Britain Grapples With Role For Islamic Justice

Britain grapples with role for Islamic justice

By Elaine Sciolino
International Herald Tribune
Published: November 19, 2008

LONDON: The woman in black wanted an Islamic divorce. She told the religious judge that her husband hit her, cursed her and wanted her dead.

But her husband was opposed, and the Islamic scholar adjudicating the case seemed determined to keep the couple together. So, sensing defeat, she brought our her secret weapon: her father.

In walked a bearded man in long robes who described his son-in-law as a hot-tempered man who had duped his daughter, evaded the police and humiliated his family.

The judge promptly reversed himself and recommended divorce.

This is Islamic justice, British style. Despite a raucous national debate over the limits of religious tolerance and the pre-eminence of British law, the tenets of Shariah, or Islamic law, are increasingly being applied to everyday life in cities across the country.

The Church of England has its own ecclesiastical courts. British Jews have had their own “beth din” courts for more than a century.

But ever since the archbishop of Canterbury, the Most Rev. Rowan Williams, called in February for aspects of Islamic Shariah to be embraced alongside the traditional legal system, the government has been grappling with a public furor over the issue, assuaging critics while trying to reassure a wary and at times disaffected Muslim population that its traditions have a place in British society.

Boxed between the two, the government has taken a stance both cautious and confusing, a sign of how volatile almost any discussion of the role of Britain's nearly two million Muslims can become.

“There is nothing whatever in English law that prevents people abiding by Shariah principles if they wish to, provided they do not come into conflict with English law,” the justice minister, Jack Straw, said last month. But he added that British law would “always remain supreme,” and that “regardless of religious belief, we are all equal before the law.”

Conservatives and liberals alike many of them unaware that the Islamic courts had been functioning at all, much less for years have repeatedly denounced the courts as poor substitutes for British jurisprudence.

They argue that the Islamic tribunals' proceedings are secretive, with no accountability and no standards for judges' training or decisions.

Critics also point to cases of domestic violence in which Islamic scholars have tried to keep marriages together by ordering husbands to take classes in anger management, leaving the wives so intimidated that they have withdrawn their complaints from the police.

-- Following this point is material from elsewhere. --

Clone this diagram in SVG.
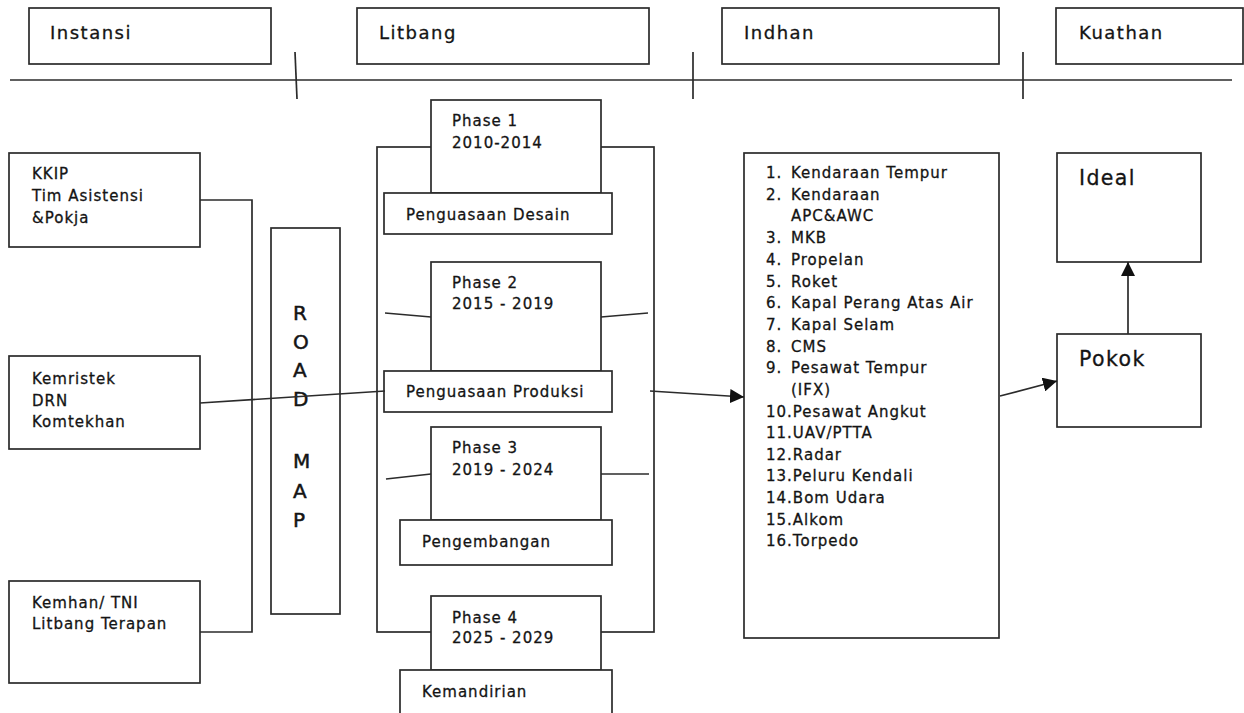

“They're hostages to fortune,” said Parvin Ali, founding director of the Fatima Women's Network, a women's help group based in Leicester. Speaking of the courts, she said, “There is no outside monitoring, no protection, no records kept, no guarantee that justice will prevail.”

But as the uproar continues, the popularity of the courts among Muslims has blossomed.

Some of the informal councils, as the courts are known, have been giving advice and handing down judgments to Muslims for more than two decades.

Yet the councils have expanded significantly in number and prominence in recent years, with some Islamic scholars reporting a 50 percent increase in cases since 2005.

Almost all of the cases involve women asking for divorce, and through word of mouth and an ambitious use of the Internet, courts like the small, unadorned building in London where the father stepped in to plead his daughter's case have become magnets for Muslim women seeking to escape loveless marriages not only from Britain but sometimes also from Denmark, Ireland, the Netherlands and Germany.

Other cases involve disputes over property, labor, inheritances and physical injury. The tribunals stay away from criminal cases that might call for the imposition of punishments like lashing or stoning.

Indeed, most of the courts' judgments have no standing under British civil law. But for the parties who come before them, the courts offer something more important: the imprimatur of God.

“We do not want to give the impression that Muslims are an isolated community seeking a separate legal system in this country,” said Shahid Raza, who adjudicates disputes from an Islamic center in the West London suburb of Ealing.

“We are not asking for criminal Shariah law chopping of hands or stoning to death,” he continued. “Ninety-nine percent of our cases are divorce cases in which women are seeking relief. We are helping women. We are doing a service.”

Still, there is ample room for clashes with British custom. Three months ago, for example, a wealthy Bangladeshi family asked Dr. Raza's council to resolve an inheritance dispute. It was resolved according to Shariah, he said. That meant the male heirs received twice as much as the female heirs.